Task
Keep pictures out. Copy exactly the lines from the one containing "Write a web" to the one containing "6.2, 6.3, 3.0, 3.0, 5.0, 7.3, 3.0, 6.6, 5.0, 3.0, 4.6];", endpoints included.

Rows from a dataset
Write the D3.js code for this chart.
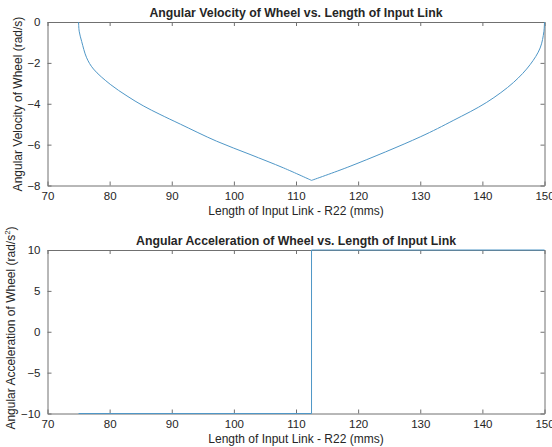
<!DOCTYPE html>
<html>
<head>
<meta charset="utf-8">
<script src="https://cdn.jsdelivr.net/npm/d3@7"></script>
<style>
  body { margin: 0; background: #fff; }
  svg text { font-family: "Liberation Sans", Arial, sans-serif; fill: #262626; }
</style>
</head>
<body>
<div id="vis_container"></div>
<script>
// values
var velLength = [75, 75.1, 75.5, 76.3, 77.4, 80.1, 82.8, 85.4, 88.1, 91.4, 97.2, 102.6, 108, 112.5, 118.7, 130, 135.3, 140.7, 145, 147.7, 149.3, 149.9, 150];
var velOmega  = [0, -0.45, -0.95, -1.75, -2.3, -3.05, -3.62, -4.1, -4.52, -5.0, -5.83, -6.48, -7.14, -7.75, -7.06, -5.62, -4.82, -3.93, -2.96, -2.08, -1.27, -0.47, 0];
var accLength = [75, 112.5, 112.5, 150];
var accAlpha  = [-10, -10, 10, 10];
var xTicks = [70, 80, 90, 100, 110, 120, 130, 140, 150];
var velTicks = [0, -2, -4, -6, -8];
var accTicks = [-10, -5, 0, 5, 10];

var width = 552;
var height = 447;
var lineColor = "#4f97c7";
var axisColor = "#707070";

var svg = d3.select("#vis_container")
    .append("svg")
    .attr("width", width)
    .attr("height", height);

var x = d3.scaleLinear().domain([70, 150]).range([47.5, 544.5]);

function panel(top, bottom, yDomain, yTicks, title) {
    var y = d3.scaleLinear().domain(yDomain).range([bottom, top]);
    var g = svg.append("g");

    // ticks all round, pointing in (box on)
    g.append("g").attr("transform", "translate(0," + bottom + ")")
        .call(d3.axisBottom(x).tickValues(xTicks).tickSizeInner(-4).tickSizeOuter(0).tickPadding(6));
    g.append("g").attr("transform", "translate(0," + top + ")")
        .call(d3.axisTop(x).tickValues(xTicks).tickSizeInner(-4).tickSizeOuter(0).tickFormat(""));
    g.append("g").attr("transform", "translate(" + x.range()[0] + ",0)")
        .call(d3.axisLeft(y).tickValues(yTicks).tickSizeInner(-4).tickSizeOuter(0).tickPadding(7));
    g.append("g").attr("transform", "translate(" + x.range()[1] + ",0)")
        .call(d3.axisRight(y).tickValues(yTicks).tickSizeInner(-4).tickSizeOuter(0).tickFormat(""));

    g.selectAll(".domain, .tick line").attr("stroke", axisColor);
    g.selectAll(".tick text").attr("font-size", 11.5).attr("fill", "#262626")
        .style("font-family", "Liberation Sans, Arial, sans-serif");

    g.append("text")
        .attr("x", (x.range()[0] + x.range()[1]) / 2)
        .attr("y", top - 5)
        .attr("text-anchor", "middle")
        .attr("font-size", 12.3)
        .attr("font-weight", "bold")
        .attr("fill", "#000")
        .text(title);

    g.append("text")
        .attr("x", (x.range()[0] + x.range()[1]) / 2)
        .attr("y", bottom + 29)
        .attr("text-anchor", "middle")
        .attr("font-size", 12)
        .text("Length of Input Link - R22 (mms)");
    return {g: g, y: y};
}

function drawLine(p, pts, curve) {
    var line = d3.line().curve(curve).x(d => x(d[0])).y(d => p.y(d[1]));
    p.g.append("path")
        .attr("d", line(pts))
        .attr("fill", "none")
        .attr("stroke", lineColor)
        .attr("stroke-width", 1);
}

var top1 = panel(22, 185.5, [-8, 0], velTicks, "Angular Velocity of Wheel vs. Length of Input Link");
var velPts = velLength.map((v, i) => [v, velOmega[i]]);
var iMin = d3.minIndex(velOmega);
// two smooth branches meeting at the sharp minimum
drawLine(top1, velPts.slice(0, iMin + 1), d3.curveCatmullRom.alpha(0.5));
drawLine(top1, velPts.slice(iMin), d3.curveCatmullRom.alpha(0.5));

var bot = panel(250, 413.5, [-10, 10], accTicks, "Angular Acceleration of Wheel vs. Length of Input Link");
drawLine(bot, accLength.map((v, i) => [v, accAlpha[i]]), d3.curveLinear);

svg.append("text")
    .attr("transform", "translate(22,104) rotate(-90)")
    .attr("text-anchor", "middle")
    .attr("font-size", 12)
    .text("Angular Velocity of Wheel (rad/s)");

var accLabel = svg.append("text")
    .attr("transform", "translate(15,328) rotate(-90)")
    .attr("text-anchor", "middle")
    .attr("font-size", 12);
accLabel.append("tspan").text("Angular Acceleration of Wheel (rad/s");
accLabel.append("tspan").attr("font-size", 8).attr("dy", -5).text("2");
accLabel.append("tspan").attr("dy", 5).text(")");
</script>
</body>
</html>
==
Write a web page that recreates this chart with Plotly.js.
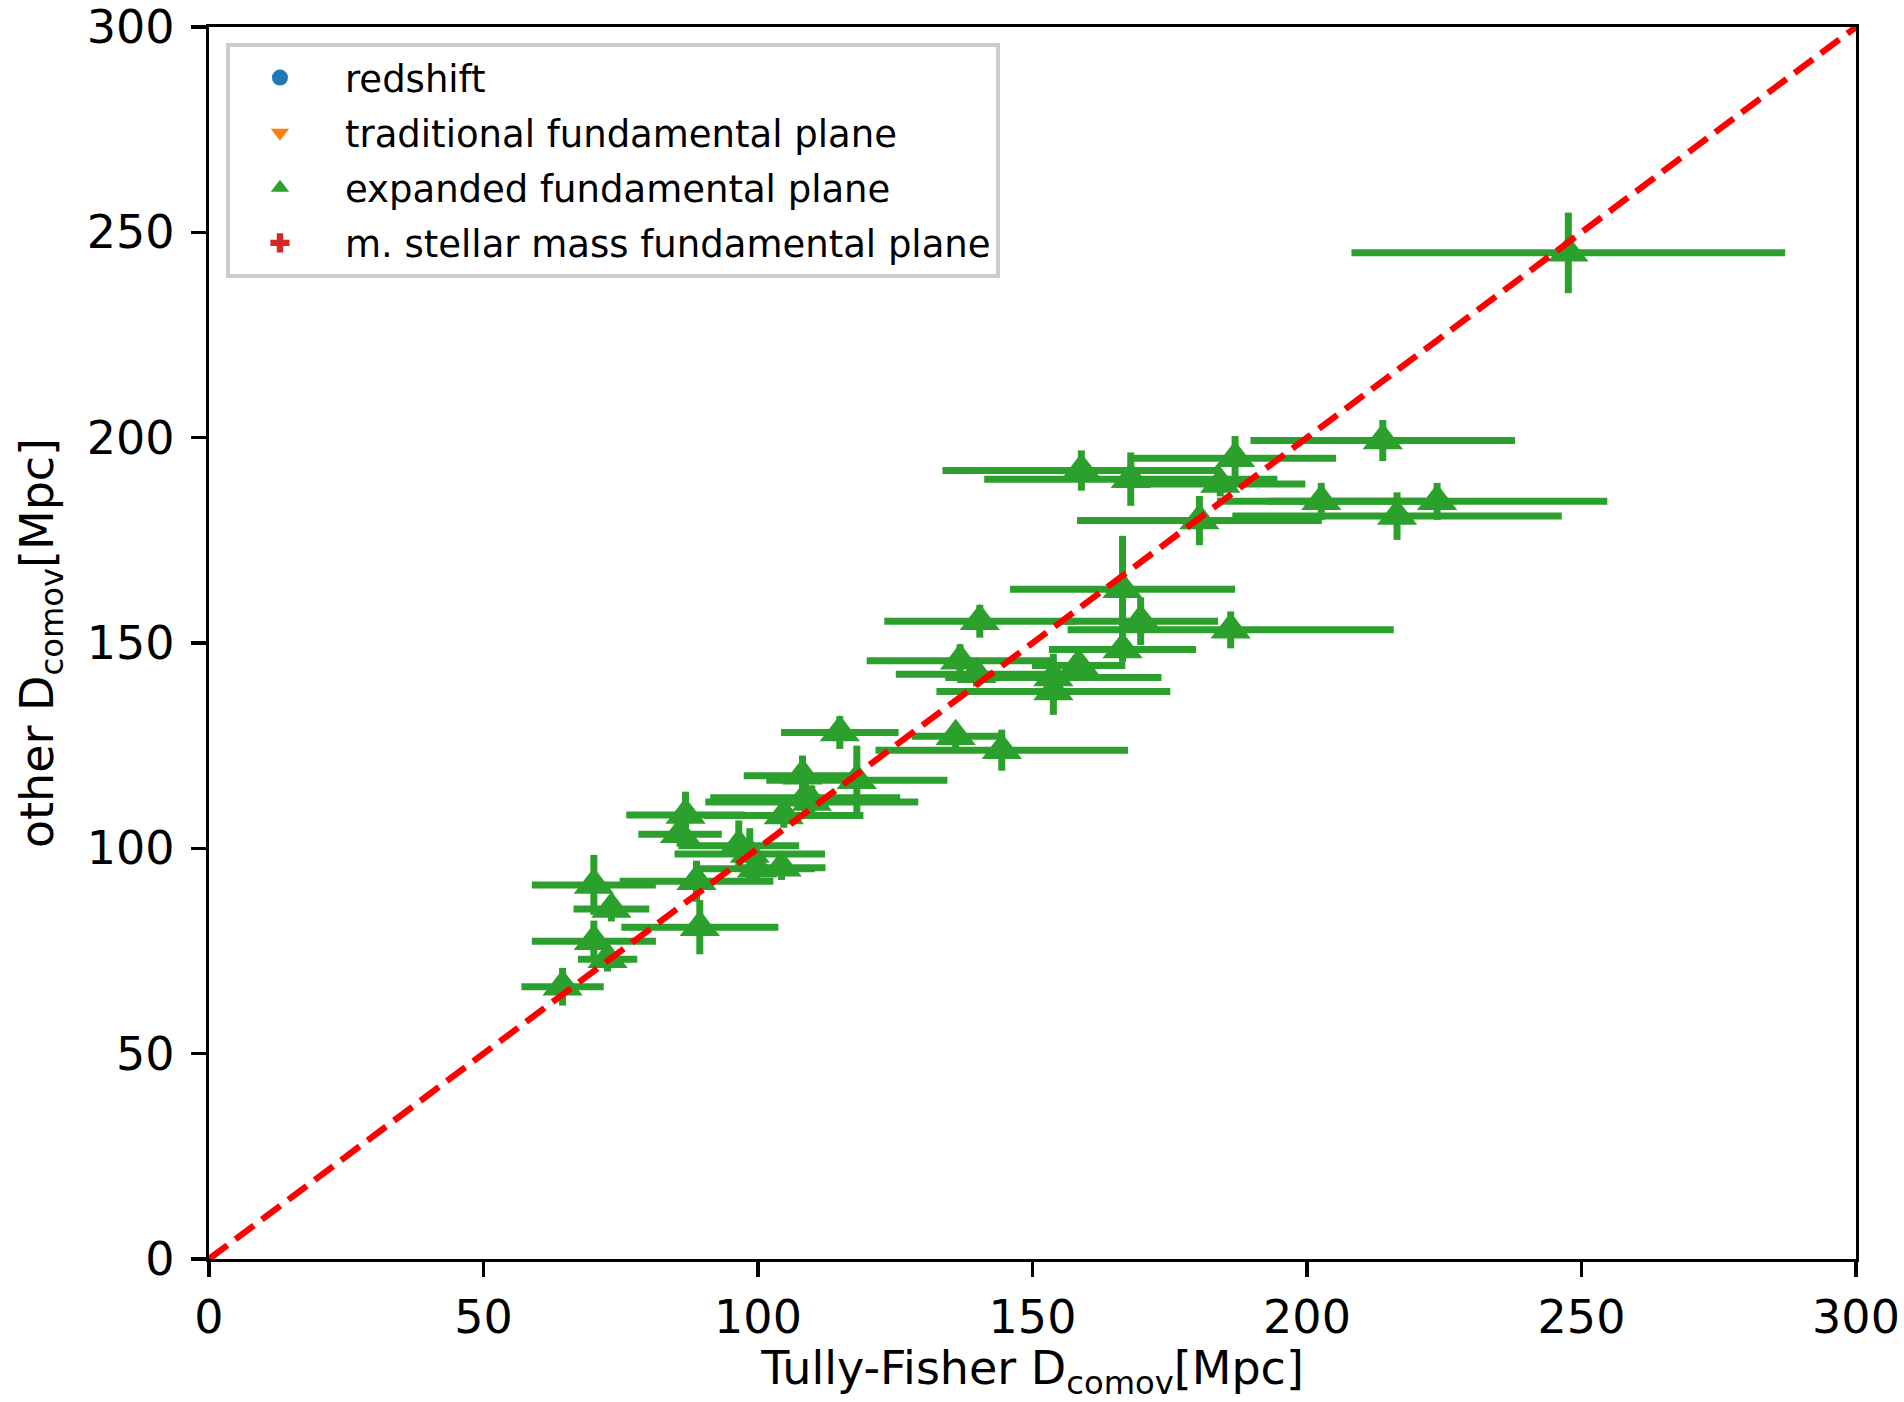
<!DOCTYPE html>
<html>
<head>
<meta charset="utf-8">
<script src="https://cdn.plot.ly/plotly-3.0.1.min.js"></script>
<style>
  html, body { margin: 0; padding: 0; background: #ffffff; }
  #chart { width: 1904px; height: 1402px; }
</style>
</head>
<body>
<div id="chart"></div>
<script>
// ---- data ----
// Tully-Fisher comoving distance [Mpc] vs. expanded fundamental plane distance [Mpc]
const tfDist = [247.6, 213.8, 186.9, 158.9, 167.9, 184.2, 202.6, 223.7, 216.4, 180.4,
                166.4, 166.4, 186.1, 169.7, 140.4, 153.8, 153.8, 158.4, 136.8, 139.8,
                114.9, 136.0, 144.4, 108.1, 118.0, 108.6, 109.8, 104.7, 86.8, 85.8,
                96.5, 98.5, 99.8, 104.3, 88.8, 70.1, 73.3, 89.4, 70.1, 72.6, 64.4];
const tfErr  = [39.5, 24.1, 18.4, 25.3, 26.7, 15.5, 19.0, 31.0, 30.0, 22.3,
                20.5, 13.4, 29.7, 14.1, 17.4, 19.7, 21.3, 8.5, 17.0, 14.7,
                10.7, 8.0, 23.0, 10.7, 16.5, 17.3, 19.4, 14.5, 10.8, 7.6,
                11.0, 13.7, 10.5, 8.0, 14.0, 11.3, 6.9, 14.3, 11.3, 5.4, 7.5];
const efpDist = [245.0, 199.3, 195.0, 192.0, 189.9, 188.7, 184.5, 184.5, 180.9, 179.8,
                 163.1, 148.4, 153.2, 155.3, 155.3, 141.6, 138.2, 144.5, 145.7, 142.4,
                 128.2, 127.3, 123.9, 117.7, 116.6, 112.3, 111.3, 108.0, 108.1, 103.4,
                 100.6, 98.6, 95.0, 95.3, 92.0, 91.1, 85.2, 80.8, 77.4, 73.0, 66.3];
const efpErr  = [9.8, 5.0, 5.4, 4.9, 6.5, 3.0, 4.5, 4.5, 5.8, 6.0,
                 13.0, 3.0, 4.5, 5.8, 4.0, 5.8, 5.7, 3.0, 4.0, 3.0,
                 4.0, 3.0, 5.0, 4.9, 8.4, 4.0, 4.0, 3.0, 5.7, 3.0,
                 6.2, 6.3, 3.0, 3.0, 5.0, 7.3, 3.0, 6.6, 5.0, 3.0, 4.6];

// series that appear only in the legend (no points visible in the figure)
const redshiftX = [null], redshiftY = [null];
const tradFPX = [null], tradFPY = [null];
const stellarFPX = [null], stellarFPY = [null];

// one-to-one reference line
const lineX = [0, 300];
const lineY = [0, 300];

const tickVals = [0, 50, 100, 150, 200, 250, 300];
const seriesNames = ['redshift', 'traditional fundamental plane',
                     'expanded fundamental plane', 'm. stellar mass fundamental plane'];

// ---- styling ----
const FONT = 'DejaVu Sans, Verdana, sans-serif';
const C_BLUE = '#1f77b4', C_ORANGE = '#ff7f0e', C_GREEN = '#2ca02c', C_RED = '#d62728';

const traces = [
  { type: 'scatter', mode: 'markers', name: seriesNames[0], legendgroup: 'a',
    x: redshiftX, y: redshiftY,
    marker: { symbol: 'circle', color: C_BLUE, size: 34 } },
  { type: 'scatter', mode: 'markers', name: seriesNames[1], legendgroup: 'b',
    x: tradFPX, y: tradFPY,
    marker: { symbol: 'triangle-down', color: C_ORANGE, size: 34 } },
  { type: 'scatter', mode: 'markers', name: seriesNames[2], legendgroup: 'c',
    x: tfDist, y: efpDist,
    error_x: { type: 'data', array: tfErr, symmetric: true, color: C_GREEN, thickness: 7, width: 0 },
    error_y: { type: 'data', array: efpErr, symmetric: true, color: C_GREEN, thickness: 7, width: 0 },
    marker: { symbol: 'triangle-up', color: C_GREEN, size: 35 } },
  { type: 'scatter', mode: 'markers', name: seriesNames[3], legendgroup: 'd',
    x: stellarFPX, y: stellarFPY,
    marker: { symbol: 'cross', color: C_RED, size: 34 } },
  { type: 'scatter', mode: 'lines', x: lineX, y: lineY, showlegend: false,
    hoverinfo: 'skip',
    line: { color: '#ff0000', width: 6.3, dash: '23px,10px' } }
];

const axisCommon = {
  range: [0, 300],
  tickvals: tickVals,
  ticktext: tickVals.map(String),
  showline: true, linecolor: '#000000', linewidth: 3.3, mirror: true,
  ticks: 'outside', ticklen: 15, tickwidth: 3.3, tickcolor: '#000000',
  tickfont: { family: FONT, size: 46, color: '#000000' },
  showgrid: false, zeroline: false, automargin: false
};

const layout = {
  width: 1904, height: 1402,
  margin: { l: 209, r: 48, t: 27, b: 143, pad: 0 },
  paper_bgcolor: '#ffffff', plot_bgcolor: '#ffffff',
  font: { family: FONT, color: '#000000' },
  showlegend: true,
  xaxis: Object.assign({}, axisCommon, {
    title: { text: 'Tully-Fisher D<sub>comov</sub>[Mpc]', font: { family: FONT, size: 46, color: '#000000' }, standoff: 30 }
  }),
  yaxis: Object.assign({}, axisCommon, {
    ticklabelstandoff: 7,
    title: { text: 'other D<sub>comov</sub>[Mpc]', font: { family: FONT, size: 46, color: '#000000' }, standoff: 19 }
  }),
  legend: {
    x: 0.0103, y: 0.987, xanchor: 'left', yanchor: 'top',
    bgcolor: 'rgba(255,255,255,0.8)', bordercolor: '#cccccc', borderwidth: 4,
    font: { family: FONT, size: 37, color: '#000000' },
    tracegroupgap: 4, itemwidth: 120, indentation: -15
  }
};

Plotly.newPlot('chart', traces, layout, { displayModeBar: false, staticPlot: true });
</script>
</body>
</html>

Written response
Write a web page that recreates this chart with Plotly.js.
<!DOCTYPE html>
<html>
<head>
<meta charset="utf-8">
<script src="https://cdn.plot.ly/plotly-3.0.1.min.js"></script>
<style>
  html, body { margin: 0; padding: 0; background: #ffffff; }
  #chart { width: 1904px; height: 1402px; }
</style>
</head>
<body>
<div id="chart"></div>
<script>
// ---- data ----
// Tully-Fisher comoving distance [Mpc] vs. expanded fundamental plane distance [Mpc]
const tfDist = [247.6, 213.8, 186.9, 158.9, 167.9, 184.2, 202.6, 223.7, 216.4, 180.4,
                166.4, 166.4, 186.1, 169.7, 140.4, 153.8, 153.8, 158.4, 136.8, 139.8,
                114.9, 136.0, 144.4, 108.1, 118.0, 108.6, 109.8, 104.7, 86.8, 85.8,
                96.5, 98.5, 99.8, 104.3, 88.8, 70.1, 73.3, 89.4, 70.1, 72.6, 64.4];
const tfErr  = [39.5, 24.1, 18.4, 25.3, 26.7, 15.5, 19.0, 31.0, 30.0, 22.3,
                20.5, 13.4, 29.7, 14.1, 17.4, 19.7, 21.3, 8.5, 17.0, 14.7,
                10.7, 8.0, 23.0, 10.7, 16.5, 17.3, 19.4, 14.5, 10.8, 7.6,
                11.0, 13.7, 10.5, 8.0, 14.0, 11.3, 6.9, 14.3, 11.3, 5.4, 7.5];
const efpDist = [245.0, 199.3, 195.0, 192.0, 189.9, 188.7, 184.5, 184.5, 180.9, 179.8,
                 163.1, 148.4, 153.2, 155.3, 155.3, 141.6, 138.2, 144.5, 145.7, 142.4,
                 128.2, 127.3, 123.9, 117.7, 116.6, 112.3, 111.3, 108.0, 108.1, 103.4,
                 100.6, 98.6, 95.0, 95.3, 92.0, 91.1, 85.2, 80.8, 77.4, 73.0, 66.3];
const efpErr  = [9.8, 5.0, 5.4, 4.9, 6.5, 3.0, 4.5, 4.5, 5.8, 6.0,
                 13.0, 3.0, 4.5, 5.8, 4.0, 5.8, 5.7, 3.0, 4.0, 3.0,
                 4.0, 3.0, 5.0, 4.9, 8.4, 4.0, 4.0, 3.0, 5.7, 3.0,
                 6.2, 6.3, 3.0, 3.0, 5.0, 7.3, 3.0, 6.6, 5.0, 3.0, 4.6];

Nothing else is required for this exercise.